→ WHAT IS NEEDED:
Leave out the pictures and set down exactly the lines from the start of the listing through the one with "labelLimit=400))", both included.

→ DATA EXCERPT:
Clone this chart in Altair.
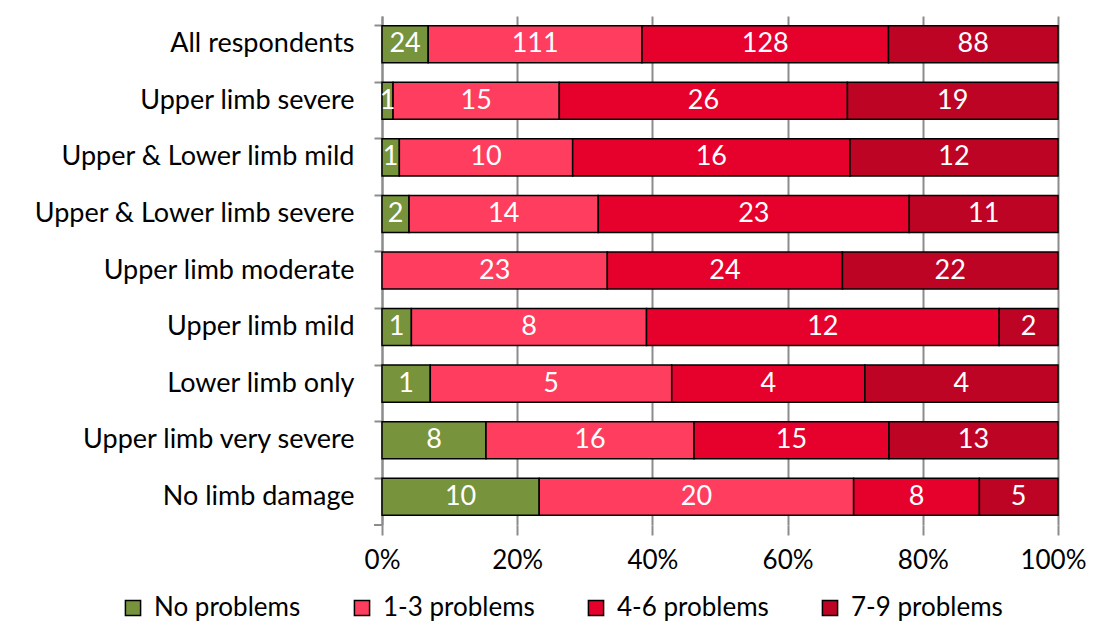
import altair as alt
import pandas as pd

groups = ["All respondents", "Upper limb severe", "Upper & Lower limb mild",
          "Upper & Lower limb severe", "Upper limb moderate", "Upper limb mild",
          "Lower limb only", "Upper limb very severe", "No limb damage"]
series = ["No problems", "1-3 problems", "4-6 problems", "7-9 problems"]
no_problems = [24, 1, 1, 2, 0, 1, 1, 8, 10]
p1_3 = [111, 15, 10, 14, 23, 8, 5, 16, 20]
p4_6 = [128, 26, 16, 23, 24, 12, 4, 15, 8]
p7_9 = [88, 19, 12, 11, 22, 2, 4, 13, 5]
colors = ["#77933C", "#FF3D5F", "#E6002C", "#BE0424"]
x_ticks = [0, 0.2, 0.4, 0.6, 0.8, 1.0]

rows = []
for gi, g in enumerate(groups):
    for si, (s, vals) in enumerate(zip(series, [no_problems, p1_3, p4_6, p7_9])):
        rows.append({"group": g, "series": s, "order": si, "value": vals[gi]})
df = pd.DataFrame(rows)

FONT = "Lato"
FS = 27
W, H = 676, 509

base = alt.Chart(df).transform_joinaggregate(
    total="sum(value)", groupby=["group"]
).transform_window(
    cum="sum(value)", sort=[alt.SortField("order")], groupby=["group"], frame=[None, 0]
).transform_calculate(
    end="datum.cum / datum.total",
    start="(datum.cum - datum.value) / datum.total",
    mid="(2*datum.cum - datum.value) / (2*datum.total)",
).transform_filter("datum.value > 0")

yenc = alt.Y("group:N", sort=groups,
             scale=alt.Scale(paddingInner=0.345, paddingOuter=0.1725),
             axis=alt.Axis(title=None, labelFontSize=FS, labelFont=FONT, labelColor="black",
                           domainColor="#8c8c8c", domainWidth=2, tickColor="#8c8c8c",
                           tickWidth=2, tickSize=8, bandPosition=0, labelPadding=20,
                           labelLimit=400))

bars = base.mark_bar(stroke="black", strokeWidth=1.5).encode(
    y=yenc,
    x=alt.X("start:Q", scale=alt.Scale(domain=[0, 1]),
            axis=alt.Axis(title=None, format=".0%", values=x_ticks, labelFontSize=26,
                          labelFont=FONT, labelColor="black", domain=False,
                          grid=True, gridColor="#8c8c8c", gridWidth=2,
                          tickColor="#8c8c8c", tickWidth=2, tickSize=10,
                          labelPadding=12, labelFlush=False,
                          labelOffset={"condition": {"test": "datum.value == 1", "value": -5},
                                       "value": 0})),
    x2="end:Q",
    color=alt.Color("series:N", sort=series,
                    scale=alt.Scale(domain=series, range=colors),
                    legend=alt.Legend(title=None, orient="none", direction="horizontal",
                                      legendX=-262, legendY=579, columns=4,
                                      labelFontSize=26, labelFont=FONT, labelColor="black",
                                      symbolType="square", symbolSize=230,
                                      symbolStrokeColor="black", symbolStrokeWidth=1.5,
                                      columnPadding=48, labelOffset=8)),
)

labels = base.mark_text(color="white", fontSize=FS, font=FONT).encode(
    y=alt.Y("group:N", sort=groups),
    x="mid:Q",
    text="value:Q",
)

bottom_tick = alt.Chart(pd.DataFrame({"a": [0]})).mark_rule(
    color="#8c8c8c", strokeWidth=2
).encode(x=alt.value(-8), x2=alt.value(0), y=alt.value(H))

chart = alt.layer(bars, labels, bottom_tick).properties(
    width=W, height=H, padding={"left": 374, "top": 8, "right": 30, "bottom": 96},
    autosize=alt.AutoSizeParams(type="none"),
).configure_view(stroke=None)

chart.save("out.html", embed_options={"renderer": "svg", "actions": False})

→ FULL OUTPUT:
Clone this chart in Altair.
import altair as alt
import pandas as pd

groups = ["All respondents", "Upper limb severe", "Upper & Lower limb mild",
          "Upper & Lower limb severe", "Upper limb moderate", "Upper limb mild",
          "Lower limb only", "Upper limb very severe", "No limb damage"]
series = ["No problems", "1-3 problems", "4-6 problems", "7-9 problems"]
no_problems = [24, 1, 1, 2, 0, 1, 1, 8, 10]
p1_3 = [111, 15, 10, 14, 23, 8, 5, 16, 20]
p4_6 = [128, 26, 16, 23, 24, 12, 4, 15, 8]
p7_9 = [88, 19, 12, 11, 22, 2, 4, 13, 5]
colors = ["#77933C", "#FF3D5F", "#E6002C", "#BE0424"]
x_ticks = [0, 0.2, 0.4, 0.6, 0.8, 1.0]

rows = []
for gi, g in enumerate(groups):
    for si, (s, vals) in enumerate(zip(series, [no_problems, p1_3, p4_6, p7_9])):
        rows.append({"group": g, "series": s, "order": si, "value": vals[gi]})
df = pd.DataFrame(rows)

FONT = "Lato"
FS = 27
W, H = 676, 509

base = alt.Chart(df).transform_joinaggregate(
    total="sum(value)", groupby=["group"]
).transform_window(
    cum="sum(value)", sort=[alt.SortField("order")], groupby=["group"], frame=[None, 0]
).transform_calculate(
    end="datum.cum / datum.total",
    start="(datum.cum - datum.value) / datum.total",
    mid="(2*datum.cum - datum.value) / (2*datum.total)",
).transform_filter("datum.value > 0")

yenc = alt.Y("group:N", sort=groups,
             scale=alt.Scale(paddingInner=0.345, paddingOuter=0.1725),
             axis=alt.Axis(title=None, labelFontSize=FS, labelFont=FONT, labelColor="black",
                           domainColor="#8c8c8c", domainWidth=2, tickColor="#8c8c8c",
                           tickWidth=2, tickSize=8, bandPosition=0, labelPadding=20,
                           labelLimit=400))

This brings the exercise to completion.